■ **Written request**
Copy out all lines where "this" appears.

■ **Supplied records**
■ ■ ■ ■ ■ ■ ■
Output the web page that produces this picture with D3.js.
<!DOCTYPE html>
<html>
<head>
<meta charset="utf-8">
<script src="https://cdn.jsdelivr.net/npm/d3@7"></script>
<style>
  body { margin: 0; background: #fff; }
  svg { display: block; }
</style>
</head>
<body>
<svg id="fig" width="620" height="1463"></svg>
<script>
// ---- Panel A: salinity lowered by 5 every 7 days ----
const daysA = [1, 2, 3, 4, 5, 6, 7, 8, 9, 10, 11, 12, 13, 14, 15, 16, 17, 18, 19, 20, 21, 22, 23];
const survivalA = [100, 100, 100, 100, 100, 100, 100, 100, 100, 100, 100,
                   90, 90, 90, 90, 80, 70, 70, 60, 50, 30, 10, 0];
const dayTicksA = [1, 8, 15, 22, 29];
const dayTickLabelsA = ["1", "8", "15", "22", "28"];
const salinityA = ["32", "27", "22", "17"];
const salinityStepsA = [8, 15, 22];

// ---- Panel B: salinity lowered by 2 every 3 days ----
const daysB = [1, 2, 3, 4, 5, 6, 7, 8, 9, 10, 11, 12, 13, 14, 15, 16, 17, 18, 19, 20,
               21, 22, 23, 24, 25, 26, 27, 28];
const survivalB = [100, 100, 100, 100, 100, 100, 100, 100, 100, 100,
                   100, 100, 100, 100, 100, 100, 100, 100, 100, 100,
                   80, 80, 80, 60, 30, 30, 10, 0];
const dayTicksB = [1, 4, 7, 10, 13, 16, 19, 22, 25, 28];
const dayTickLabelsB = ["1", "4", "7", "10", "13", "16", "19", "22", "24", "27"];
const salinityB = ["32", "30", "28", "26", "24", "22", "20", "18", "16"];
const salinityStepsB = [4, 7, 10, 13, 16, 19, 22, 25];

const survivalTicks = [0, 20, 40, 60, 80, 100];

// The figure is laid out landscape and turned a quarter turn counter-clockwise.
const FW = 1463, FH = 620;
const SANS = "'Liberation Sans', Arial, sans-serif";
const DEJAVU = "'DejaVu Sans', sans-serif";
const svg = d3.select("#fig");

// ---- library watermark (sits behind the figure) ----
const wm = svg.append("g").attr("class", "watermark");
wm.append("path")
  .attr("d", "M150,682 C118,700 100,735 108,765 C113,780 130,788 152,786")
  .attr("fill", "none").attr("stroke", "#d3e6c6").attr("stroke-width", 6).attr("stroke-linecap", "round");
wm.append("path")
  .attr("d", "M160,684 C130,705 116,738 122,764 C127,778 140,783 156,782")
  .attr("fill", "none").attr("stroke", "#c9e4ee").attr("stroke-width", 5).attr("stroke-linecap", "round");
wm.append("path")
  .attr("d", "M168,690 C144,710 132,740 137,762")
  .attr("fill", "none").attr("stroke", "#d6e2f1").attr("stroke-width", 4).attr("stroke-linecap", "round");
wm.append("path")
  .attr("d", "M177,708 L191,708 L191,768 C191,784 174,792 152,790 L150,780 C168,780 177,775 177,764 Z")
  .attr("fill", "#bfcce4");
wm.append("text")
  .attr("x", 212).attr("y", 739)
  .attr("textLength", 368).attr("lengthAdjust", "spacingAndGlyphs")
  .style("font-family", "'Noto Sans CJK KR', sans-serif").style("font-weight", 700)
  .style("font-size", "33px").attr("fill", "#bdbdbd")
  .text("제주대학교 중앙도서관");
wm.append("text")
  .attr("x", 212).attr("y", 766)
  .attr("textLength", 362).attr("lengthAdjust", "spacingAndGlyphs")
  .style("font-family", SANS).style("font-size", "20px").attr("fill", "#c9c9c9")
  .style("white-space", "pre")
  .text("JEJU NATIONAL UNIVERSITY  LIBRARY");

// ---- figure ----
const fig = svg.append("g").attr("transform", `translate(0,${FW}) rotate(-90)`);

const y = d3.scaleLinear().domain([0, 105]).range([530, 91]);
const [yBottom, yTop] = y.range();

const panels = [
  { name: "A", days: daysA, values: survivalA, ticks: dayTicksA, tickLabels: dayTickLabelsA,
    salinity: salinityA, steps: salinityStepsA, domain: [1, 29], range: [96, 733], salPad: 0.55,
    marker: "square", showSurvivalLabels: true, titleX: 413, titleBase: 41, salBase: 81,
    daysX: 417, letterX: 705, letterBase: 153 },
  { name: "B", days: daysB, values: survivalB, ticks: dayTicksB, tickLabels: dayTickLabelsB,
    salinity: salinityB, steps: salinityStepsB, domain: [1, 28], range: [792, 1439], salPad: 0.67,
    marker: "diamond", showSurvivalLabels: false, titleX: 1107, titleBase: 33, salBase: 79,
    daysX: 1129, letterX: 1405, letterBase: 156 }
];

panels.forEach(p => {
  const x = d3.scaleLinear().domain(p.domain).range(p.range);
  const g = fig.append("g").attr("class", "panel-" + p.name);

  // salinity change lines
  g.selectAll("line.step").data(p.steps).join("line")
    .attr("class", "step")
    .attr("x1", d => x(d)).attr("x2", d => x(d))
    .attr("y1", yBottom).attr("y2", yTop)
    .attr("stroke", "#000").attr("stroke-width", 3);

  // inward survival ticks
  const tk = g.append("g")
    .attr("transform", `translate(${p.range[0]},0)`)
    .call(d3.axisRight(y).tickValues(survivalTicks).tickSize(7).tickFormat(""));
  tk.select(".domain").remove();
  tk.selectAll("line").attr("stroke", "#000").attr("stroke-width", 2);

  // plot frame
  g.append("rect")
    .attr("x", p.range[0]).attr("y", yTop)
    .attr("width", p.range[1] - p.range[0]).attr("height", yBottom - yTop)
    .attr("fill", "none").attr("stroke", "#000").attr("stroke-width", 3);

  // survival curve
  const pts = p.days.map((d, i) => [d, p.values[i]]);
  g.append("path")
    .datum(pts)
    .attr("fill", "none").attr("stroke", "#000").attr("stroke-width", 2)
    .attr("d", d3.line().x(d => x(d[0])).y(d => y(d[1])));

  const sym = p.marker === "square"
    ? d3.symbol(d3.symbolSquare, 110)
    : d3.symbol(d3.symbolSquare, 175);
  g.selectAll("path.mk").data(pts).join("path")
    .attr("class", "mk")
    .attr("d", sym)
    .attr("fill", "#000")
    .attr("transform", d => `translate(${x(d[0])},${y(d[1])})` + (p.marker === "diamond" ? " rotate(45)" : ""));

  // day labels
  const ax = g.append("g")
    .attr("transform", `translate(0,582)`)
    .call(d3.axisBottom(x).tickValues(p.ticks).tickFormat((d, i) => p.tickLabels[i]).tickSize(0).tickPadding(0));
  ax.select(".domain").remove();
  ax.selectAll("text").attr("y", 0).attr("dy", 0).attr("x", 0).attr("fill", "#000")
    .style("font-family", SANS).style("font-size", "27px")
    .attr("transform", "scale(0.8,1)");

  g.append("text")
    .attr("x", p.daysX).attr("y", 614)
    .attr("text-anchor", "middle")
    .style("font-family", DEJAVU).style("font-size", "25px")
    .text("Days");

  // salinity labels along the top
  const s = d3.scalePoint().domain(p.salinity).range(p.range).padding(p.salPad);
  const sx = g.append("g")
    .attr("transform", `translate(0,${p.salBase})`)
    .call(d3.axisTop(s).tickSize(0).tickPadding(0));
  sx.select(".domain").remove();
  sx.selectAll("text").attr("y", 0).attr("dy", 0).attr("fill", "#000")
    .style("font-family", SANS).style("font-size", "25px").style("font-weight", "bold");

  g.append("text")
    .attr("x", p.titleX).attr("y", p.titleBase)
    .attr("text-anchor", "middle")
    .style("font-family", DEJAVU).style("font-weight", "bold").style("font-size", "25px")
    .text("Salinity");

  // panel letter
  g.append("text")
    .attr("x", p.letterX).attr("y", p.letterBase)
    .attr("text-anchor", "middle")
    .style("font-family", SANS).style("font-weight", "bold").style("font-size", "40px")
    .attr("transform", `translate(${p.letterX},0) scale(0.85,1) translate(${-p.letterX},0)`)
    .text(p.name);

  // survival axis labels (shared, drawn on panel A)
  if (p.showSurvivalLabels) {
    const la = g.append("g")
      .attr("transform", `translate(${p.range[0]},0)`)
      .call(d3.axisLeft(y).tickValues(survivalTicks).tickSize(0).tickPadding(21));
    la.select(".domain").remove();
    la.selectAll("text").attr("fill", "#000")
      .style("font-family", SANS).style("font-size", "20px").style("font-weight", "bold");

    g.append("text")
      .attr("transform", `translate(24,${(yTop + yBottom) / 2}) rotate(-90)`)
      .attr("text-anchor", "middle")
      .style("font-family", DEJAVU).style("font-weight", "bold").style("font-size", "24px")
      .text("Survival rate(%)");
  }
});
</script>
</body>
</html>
■ ■ ■ ■ ■ ■ ■
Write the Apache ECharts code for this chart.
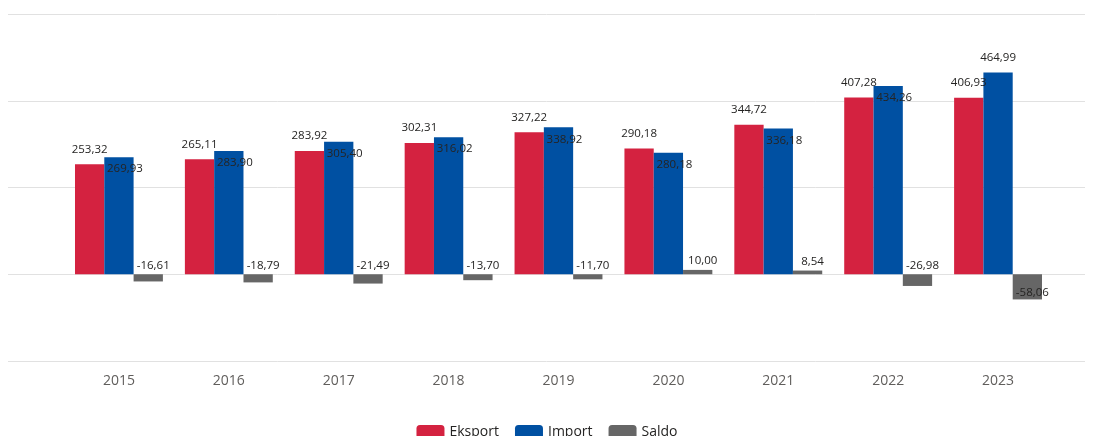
■ ■ ■ ■ ■ ■ ■
■ **Answer**
Output the web page that produces this picture with D3.js.
Write the Apache ECharts code for this chart.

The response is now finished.